Obama regrets drone strike that killed hostages , Renzi anche

US counter-terrorism operation in January killed two hostages – American contractor Warren Weinstein and Italian citizen Giovanni Lo Porto

23 aprile 2015

Obama regrets drone strike that killed hostages but hails US for transparency

The deaths of Dr Warren Weinstein, a US government aid worker, and Giovanni Lo Porto, an Italian aid worker, who were being held captive in the Afghanistanand Pakistan border region, have placed unprecedented pressure on Barack Obama’s secret program of targeted drone killings.

They mark the first time a US drone strike has inadvertently killed innocent hostages, and have forced the Obama administration to disclose an unprecedented amount of information about what would typically be a highly classified operation.

Among the most startling admissions was the fact the drone strike was authorized by a senior counter-terrorism official without any specific information about who was in the immediate area, which had merely been identified as a compound frequented by al-Qaida leaders.

Hours after Obama personally expressed his “profound regret” over the deaths, and announced an immediate review of the operation, his press secretary, Josh Earnest, said the victims’ families would be compensated, and gave unprecedented details about the intelligence that led to the operation.

Earnest said the compound was targeted based on “near-certain” intelligence that indicated it was being frequented by at least one al-Qaida leader, and that no civilians were in the area. Earnest said the review may raise “legitimate questions” that would force the administration to change its protocols for such operations.

Conceding that the operation was not ordered against any individual targets, Earnest said the administration only discovered later that the compound was occupied by Weinstein, La Porto and another American named Ahmed Farouq, who the White House says was a “leader” of the terrorist group.

Farouq was not, however, the target of the operation. The drone strike was not targeted at known al-Qaida members; instead, it was directed against anyone in the vicinity of what the US believed was a compound being used by the terrorist group.

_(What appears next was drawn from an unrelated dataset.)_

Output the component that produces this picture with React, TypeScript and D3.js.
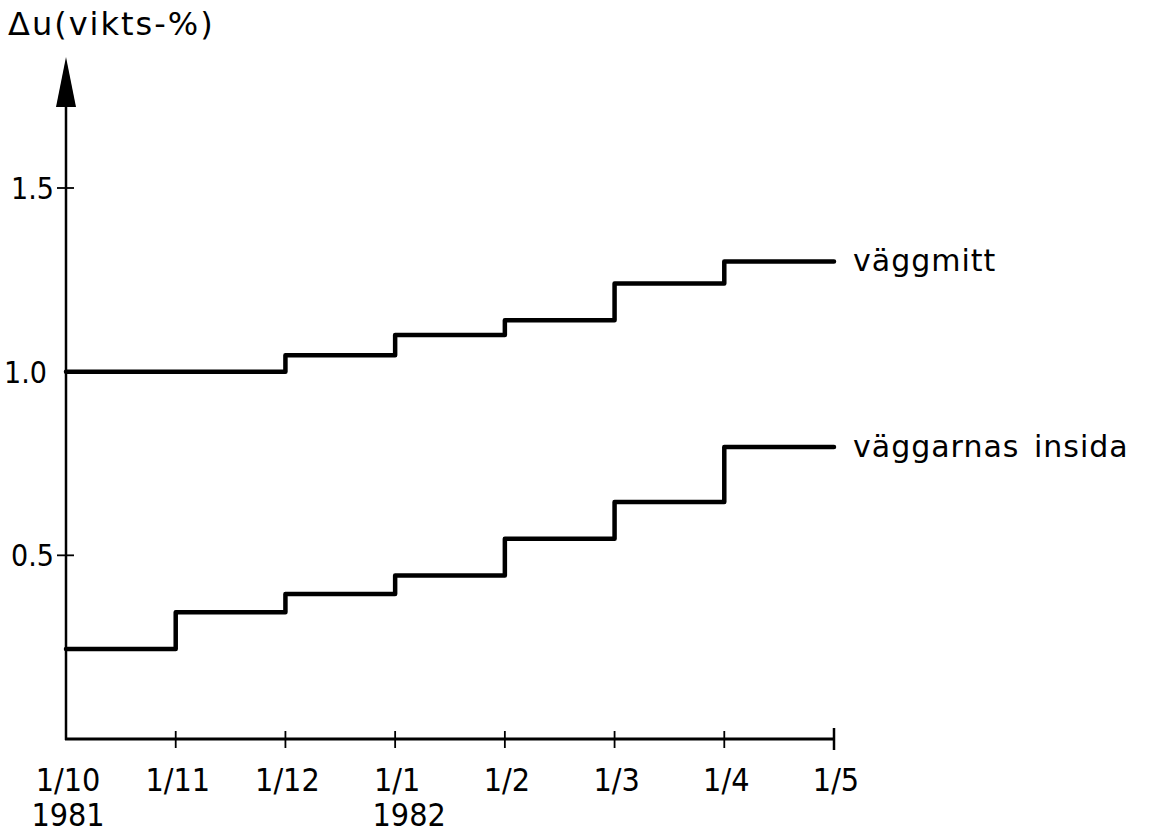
import React from "react";
import * as d3 from "d3";

const months = ["1/10", "1/11", "1/12", "1/1", "1/2", "1/3", "1/4", "1/5"];
const years = [
  { month: "1/10", label: "1981" },
  { month: "1/1", label: "1982" },
];
const yTicks = [0.5, 1.0, 1.5];
// values held from each month start to the next month start
const vaggmitt = [1.0, 1.0, 1.045, 1.1, 1.14, 1.24, 1.3];
const insida = [0.245, 0.345, 0.395, 0.445, 0.545, 0.645, 0.795];
const seriesLabels = ["väggmitt", "väggarnas insida"];
const yTitle = "Δu(vikts-%)";

const W = 1150;
const H = 834;
const FONT = "'DejaVu Sans', sans-serif";
const NARROW = "'DejaVu Sans Condensed', 'DejaVu Sans', sans-serif";

export default function App() {
  const x = d3.scaleLinear().domain([0, months.length - 1]).range([66, 834]);
  const y = d3.scaleLinear().domain([0, 1.5]).range([739, 188]);

  const stepLine = (vals: number[]) => {
    const pts: [number, number][] = vals.map((v, i) => [i, v]);
    pts.push([months.length - 1, vals[vals.length - 1]]);
    return d3
      .line<[number, number]>()
      .x((d) => x(d[0]))
      .y((d) => y(d[1]))
      .curve(d3.curveStepAfter)(pts) as string;
  };

  const series = [vaggmitt, insida];

  return (
    <svg
      width={W}
      height={H}
      style={{ position: "absolute", left: 0, top: 0, background: "#fff" }}
    >
      {/* y axis */}
      <line x1={x(0)} x2={x(0)} y1={y(0) + 1} y2={100} stroke="#000" strokeWidth={2.5} />
      <path d={`M${x(0)},57 L${x(0) - 10},107 L${x(0) + 10},107 Z`} fill="#000" />
      {/* x axis */}
      <line x1={x(0) - 1} x2={x(months.length - 1)} y1={y(0)} y2={y(0)} stroke="#000" strokeWidth={3} />
      {months.map((m, i) => (
        <g key={m}>
          {i > 0 && (
            <line
              x1={x(i)}
              x2={x(i)}
              y1={y(0) - (i === months.length - 1 ? 11 : 8)}
              y2={y(0) + (i === months.length - 1 ? 11 : 9)}
              stroke="#000"
              strokeWidth={i === months.length - 1 ? 2.5 : 1.8}
            />
          )}
          <text
            x={x(i) + 2}
            y={791}
            textAnchor="middle"
            fontFamily={NARROW}
            fontSize={32}
            fill="#000"
          >
            {m}
          </text>
        </g>
      ))}
      {years.map((yr) => {
        const i = months.indexOf(yr.month);
        return (
          <text
            key={yr.label}
            x={x(i) + (i === 0 ? 2 : 14)}
            y={826}
            textAnchor="middle"
            fontFamily={NARROW}
            fontSize={32}
            fill="#000"
          >
            {yr.label}
          </text>
        );
      })}
      {/* y ticks */}
      {yTicks.map((t) => (
        <g key={t}>
          {t !== 1.0 && (
            <line x1={x(0) - 9} x2={x(0) + 8} y1={y(t)} y2={y(t)} stroke="#000" strokeWidth={1.8} />
          )}
          <text
            x={t === 1.0 ? 47 : 54}
            y={y(t) + 11}
            textAnchor="end"
            fontFamily={NARROW}
            fontSize={30}
            fill="#000"
          >
            {t.toFixed(1)}
          </text>
        </g>
      ))}
      <text x={8} y={35} fontFamily={FONT} fontSize={32} fill="#000" letterSpacing={2}>
        {yTitle}
      </text>
      {/* series */}
      {series.map((s, k) => (
        <g key={k}>
          <path
            d={stepLine(s)}
            fill="none"
            stroke="#000"
            strokeWidth={4.5}
            strokeLinejoin="round"
            strokeLinecap="round"
          />
          <text
            x={853}
            y={y(s[s.length - 1]) + 10}
            fontFamily={FONT}
            fontSize={30}
            letterSpacing={1}
            wordSpacing={4}
            fill="#000"
          >
            {seriesLabels[k]}
          </text>
        </g>
      ))}
    </svg>
  );
}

A second drone strike in January, which killed Adam Gadahn, another American who the US says had become an al-Qaida fighter, was also targeted at terrorist compound, without knowledge of who specifically was in the vicinity.

There was no specific authorisation to kill Farouq and Gadahn.

Earlier, Obama praised what he claimed was his administration’s exceptionally transparent response to the tragedy.

He did not mention the two American al-Qaida members in the statement from the White House, in which he sought to explain how his counter-terrorism strike could have take the lives of two hostages. Neither did he use the word “drone”.

“As president and as commander-in-chief, I take full responsibility of all of our counter-terrorism operations, including the one that inadvertently took the lives of Warren and Giovanni,” Obama said. “I profoundly regret what happened. On behalf of the United States government, I offer our deepest apologies to their families.”

Yet the president struck a surprisingly defiant tone, insisting that his administration had acted on the best intelligence available at the time and claiming that his decision to declassify the operation and initiate a review was a sign of American exceptionalism.

He said he had decided to make the existence of the operation public because Weinstein and Lo Porto’s families “deserve to know the truth” and “the United States is a democracy, committed to openness, in good times and in bad”.